[BEGIN Stored data]

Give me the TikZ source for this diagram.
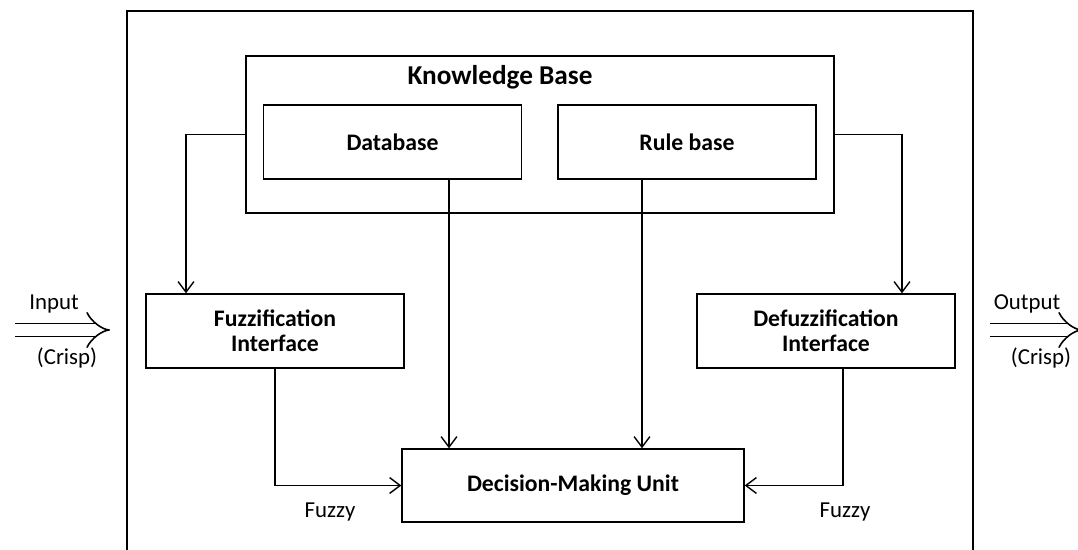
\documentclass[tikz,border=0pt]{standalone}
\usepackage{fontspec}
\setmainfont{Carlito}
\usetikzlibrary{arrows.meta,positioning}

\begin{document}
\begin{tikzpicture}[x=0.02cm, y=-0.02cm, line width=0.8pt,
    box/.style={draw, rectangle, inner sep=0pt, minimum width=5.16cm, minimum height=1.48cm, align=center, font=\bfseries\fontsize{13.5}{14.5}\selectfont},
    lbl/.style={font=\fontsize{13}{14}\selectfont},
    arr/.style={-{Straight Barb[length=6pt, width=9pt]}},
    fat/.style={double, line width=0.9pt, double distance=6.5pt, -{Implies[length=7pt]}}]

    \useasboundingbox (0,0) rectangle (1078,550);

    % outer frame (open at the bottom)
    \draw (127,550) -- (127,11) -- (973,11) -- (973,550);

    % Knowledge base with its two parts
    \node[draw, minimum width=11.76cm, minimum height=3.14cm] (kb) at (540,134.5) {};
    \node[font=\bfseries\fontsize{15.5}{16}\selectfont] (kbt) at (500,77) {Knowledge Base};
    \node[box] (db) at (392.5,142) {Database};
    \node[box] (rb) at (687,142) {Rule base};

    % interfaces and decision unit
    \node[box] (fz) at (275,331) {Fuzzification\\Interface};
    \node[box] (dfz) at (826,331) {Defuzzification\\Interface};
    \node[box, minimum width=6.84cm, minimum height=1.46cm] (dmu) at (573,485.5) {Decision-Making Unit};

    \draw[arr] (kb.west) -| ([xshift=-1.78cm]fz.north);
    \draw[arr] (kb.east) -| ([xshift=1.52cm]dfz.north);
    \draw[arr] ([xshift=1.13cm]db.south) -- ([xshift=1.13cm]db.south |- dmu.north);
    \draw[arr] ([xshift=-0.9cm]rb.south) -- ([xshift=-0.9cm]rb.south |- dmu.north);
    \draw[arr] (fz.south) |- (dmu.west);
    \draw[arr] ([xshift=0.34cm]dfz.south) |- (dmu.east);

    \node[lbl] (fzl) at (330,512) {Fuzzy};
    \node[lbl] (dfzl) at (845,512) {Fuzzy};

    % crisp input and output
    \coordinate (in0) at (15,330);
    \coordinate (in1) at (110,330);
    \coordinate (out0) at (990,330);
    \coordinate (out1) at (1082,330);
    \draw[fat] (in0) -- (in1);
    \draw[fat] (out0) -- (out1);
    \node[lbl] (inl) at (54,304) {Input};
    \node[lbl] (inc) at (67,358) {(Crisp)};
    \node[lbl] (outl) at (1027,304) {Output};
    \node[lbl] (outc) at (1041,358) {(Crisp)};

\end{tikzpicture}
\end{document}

[END Stored data]

• _Exercise directions_:
Look at the listing and set down only the lines from its start through the line with "line width=0.9pt, double", word for word and without pictures.

• _Solution for this problem_:
Give me the TikZ source for this diagram.
\documentclass[tikz,border=0pt]{standalone}
\usepackage{fontspec}
\setmainfont{Carlito}
\usetikzlibrary{arrows.meta,positioning}

\begin{document}
\begin{tikzpicture}[x=0.02cm, y=-0.02cm, line width=0.8pt,
    box/.style={draw, rectangle, inner sep=0pt, minimum width=5.16cm, minimum height=1.48cm, align=center, font=\bfseries\fontsize{13.5}{14.5}\selectfont},
    lbl/.style={font=\fontsize{13}{14}\selectfont},
    arr/.style={-{Straight Barb[length=6pt, width=9pt]}},
    fat/.style={double, line width=0.9pt, double distance=6.5pt, -{Implies[length=7pt]}}]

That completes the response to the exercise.